The revelation relates to the four-week consultation on formally changing the use of the land at Pinkham Way from "employment" to "industrial", which only sought the views of those who had made previous representations to the council.

In response to the inspectorate – which oversees planning decisions across the country – the council has been forced to re-run the consultation in a six-week exercise until mid-October.

Campaigners and councillors opposed to the waste plant mentioned the consultation as part of a raft of objections at a council meeting in July.

Liberal Democrat councillor Juliet Soloman, whose Alexandra ward is affected by the plan, said: “The council is clearly on dodgy legal ground and has admitted this by starting again.

“To make matters worse, it even failed to tell many residents concerned that the consultation will be re-run.

“The inspector has agreed with local campaigners – who have spent a lot of their own time and money on lawyers - that the Pinkham Way land use was changed without residents having any chance to have their say.”

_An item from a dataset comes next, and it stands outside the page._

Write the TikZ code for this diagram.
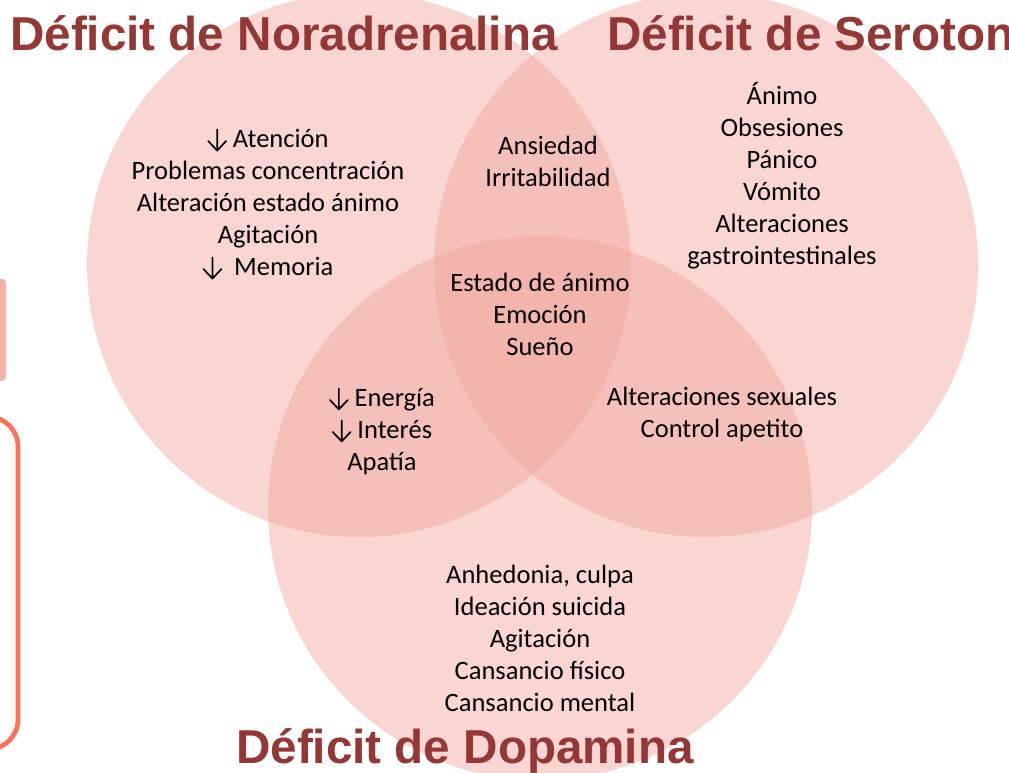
\documentclass[tikz,border=0pt]{standalone}
\usepackage{fontspec}
\setmainfont{Carlito}
\newfontfamily\titlefont{Liberation Sans}
\definecolor{vennfill}{RGB}{242,166,157}
\definecolor{titlered}{RGB}{149,55,53}
\definecolor{sidepink}{RGB}{244,178,170}
\definecolor{sideline}{RGB}{255,112,88}
\newcommand{\dn}{\tikz[baseline=0pt, x=1pt, y=1pt]{\draw[line width=1.3pt, line cap=round, line join=round] (7,13.5) -- (7,-2.3) (0.3,4.8) -- (7,-2.3) -- (13.7,4.8);}}
\tikzset{
  venn/.style={fill=vennfill, fill opacity=0.45, draw=none},
  body/.style={align=center, font=\fontsize{19.9pt}{24pt}\selectfont, text=black, inner sep=0pt},
  title/.style={anchor=base, font=\titlefont\bfseries\fontsize{35.7pt}{40pt}\selectfont, text=titlered, inner sep=0pt}
}
\begin{document}
\begin{tikzpicture}[x=0.75pt, y=-0.75pt]
\useasboundingbox (0,0) rectangle (1009,772);
\begin{scope}
\clip (0,0) rectangle (1009,772);
\fill[white] (0,0) rectangle (1009,772);
% side decorations
\fill[sidepink, rounded corners=3] (-20,279) rectangle (6,381);
\draw[sideline, line width=3.5pt, rounded corners=22] (-40,417) rectangle (18,749);
% circles
\fill[venn] (359,265) circle[radius=272];
\fill[venn] (706,265) circle[radius=272];
\fill[venn] (540,508) circle[radius=272];
\end{scope}
% titles
\node[title] (tnor) at (284,50) {Déficit de Noradrenalina};
\node[title, anchor=base west] (tser) at (607,50) {Déficit de Serotonina};
\node[title] (tdop) at (465,763) {Déficit de Dopamina};
% texts
\node[body] (nor) at (268,204) {\dn\ Atención\\Problemas concentración\\Alteración estado ánimo\\Agitación\\\dn\ \ Memoria};
\node[body] (ser) at (782,176) {Ánimo\\Obsesiones\\Pánico\\Vómito\\Alteraciones\\gastrointestinales};
\node[body] (ns) at (548,161) {Ansiedad\\Irritabilidad};
\node[body] (all) at (540,314) {Estado de ánimo\\Emoción\\Sueño};
\node[body] (nd) at (382,431) {\dn\ Energía\\\dn\ Interés\\Apatía};
\node[body] (sd) at (722,414) {Alteraciones sexuales\\Control apetito};
\node[body] (dop) at (540,638) {Anhedonia, culpa\\Ideación suicida\\Agitación\\Cansancio físico\\Cansancio mental};
\end{tikzpicture}
\end{document}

Campaigners protested outside council offices in Haringey, Enfield and Barnet earlier this year against the proposals, arguing the plant would bring heavy traffic to an already gridlocked A406 and affect air quality.

In a statement, Haringey Council said: “This is not about consultation on the proposed waste plant nor are we being 'forced' or even asked to re-run a consultation.

“But we do want a robust core planning strategy and, having taken on board the inspector's concerns about the document; we have taken the sensible decision to undertake additional consultation on the land designations element.

“Producing a core strategy is an ongoing process and we will continue consider the local community’s and planning inspector's comments and input.”